> **WHAT TO WORK ON**:
Where a line holds the string "this", return that line.

> **AVAILABLE DATA**:
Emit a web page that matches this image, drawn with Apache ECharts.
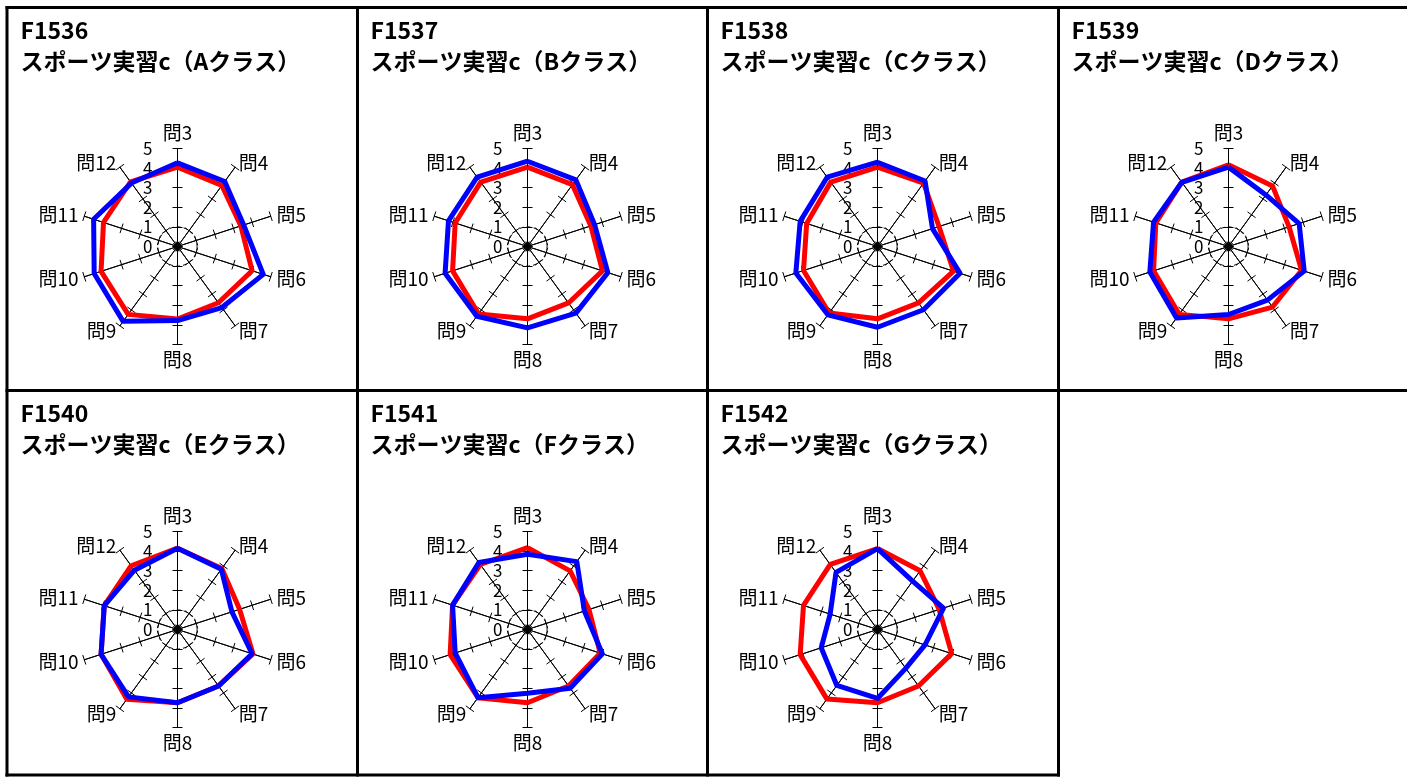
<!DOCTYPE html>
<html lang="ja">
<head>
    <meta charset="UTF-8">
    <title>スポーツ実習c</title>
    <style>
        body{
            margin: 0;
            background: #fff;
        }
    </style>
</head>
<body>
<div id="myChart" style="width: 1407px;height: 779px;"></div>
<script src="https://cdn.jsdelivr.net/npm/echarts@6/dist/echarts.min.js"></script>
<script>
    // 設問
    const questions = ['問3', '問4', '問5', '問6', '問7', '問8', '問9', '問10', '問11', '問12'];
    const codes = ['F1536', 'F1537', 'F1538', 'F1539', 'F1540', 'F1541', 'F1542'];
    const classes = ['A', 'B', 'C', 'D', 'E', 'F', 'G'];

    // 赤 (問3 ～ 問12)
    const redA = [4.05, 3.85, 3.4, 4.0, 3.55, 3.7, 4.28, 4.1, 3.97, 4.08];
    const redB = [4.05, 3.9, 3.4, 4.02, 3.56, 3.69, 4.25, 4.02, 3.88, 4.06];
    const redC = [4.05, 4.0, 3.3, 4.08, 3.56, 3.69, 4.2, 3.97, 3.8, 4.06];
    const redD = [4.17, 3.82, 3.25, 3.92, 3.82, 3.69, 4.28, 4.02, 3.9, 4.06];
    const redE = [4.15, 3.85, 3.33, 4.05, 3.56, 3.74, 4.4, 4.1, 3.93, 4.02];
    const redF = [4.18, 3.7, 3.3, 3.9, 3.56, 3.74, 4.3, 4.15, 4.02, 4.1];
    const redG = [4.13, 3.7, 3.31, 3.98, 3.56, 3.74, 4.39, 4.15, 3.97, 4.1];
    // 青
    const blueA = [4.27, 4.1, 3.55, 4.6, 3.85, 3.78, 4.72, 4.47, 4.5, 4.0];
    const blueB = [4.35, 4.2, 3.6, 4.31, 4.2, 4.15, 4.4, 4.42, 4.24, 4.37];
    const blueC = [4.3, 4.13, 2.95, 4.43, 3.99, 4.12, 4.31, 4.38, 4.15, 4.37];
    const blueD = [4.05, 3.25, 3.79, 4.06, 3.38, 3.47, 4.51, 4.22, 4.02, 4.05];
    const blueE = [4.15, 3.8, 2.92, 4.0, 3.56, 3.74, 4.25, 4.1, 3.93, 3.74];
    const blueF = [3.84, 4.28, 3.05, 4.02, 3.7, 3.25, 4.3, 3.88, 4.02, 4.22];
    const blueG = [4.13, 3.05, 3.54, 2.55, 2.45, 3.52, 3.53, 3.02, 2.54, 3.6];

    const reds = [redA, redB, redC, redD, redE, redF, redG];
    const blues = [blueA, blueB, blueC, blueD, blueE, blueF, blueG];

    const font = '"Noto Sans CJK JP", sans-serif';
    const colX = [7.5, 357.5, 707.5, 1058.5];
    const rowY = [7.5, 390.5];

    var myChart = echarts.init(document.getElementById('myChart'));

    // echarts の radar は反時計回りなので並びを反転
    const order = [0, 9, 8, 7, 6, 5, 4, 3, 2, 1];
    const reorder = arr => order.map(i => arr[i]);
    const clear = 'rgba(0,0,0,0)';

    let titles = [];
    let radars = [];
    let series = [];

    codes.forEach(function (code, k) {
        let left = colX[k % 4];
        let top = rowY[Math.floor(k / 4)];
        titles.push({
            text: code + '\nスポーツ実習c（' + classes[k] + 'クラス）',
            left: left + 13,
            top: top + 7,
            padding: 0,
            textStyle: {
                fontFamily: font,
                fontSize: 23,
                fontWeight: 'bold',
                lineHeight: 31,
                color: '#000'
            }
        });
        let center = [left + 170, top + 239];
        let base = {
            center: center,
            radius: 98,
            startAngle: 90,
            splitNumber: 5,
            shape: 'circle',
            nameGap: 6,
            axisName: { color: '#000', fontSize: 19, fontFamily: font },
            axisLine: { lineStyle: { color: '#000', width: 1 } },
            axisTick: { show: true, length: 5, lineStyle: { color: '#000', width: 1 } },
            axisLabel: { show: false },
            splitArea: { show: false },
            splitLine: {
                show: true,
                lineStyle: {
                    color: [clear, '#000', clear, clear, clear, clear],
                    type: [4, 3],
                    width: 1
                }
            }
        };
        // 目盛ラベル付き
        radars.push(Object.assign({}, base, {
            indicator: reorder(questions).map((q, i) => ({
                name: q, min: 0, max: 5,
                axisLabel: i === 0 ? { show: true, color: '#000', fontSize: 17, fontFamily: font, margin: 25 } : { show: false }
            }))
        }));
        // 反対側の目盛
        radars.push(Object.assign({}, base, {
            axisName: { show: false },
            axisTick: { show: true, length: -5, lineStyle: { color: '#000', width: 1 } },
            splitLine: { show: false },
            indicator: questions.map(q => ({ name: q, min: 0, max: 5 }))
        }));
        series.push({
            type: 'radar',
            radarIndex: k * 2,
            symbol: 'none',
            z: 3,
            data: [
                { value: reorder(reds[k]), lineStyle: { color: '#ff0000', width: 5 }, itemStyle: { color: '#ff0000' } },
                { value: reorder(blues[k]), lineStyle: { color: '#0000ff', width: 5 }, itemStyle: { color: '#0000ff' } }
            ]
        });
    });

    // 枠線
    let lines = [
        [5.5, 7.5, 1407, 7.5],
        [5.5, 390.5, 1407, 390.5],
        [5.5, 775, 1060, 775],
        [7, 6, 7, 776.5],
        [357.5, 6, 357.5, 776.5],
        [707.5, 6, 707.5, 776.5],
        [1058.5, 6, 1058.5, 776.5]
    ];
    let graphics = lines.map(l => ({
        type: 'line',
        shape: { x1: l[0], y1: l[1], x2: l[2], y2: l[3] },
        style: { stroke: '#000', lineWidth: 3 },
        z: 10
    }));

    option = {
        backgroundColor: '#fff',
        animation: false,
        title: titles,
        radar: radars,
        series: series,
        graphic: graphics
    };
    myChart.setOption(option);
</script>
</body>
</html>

...

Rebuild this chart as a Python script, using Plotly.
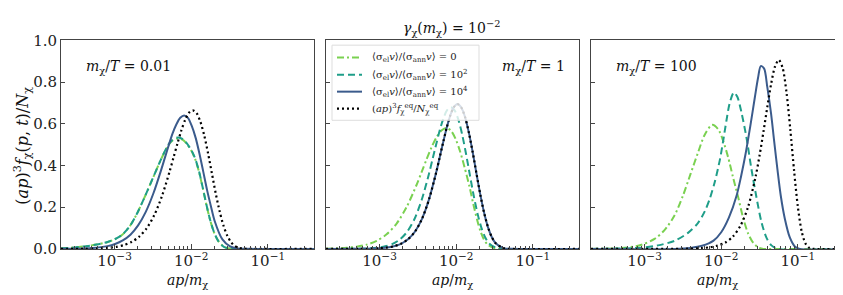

> **EXERCISE OUTPUT**:
Emit a web page that matches this image, drawn with Apache ECharts.
Rebuild this chart as a Python script, using Plotly.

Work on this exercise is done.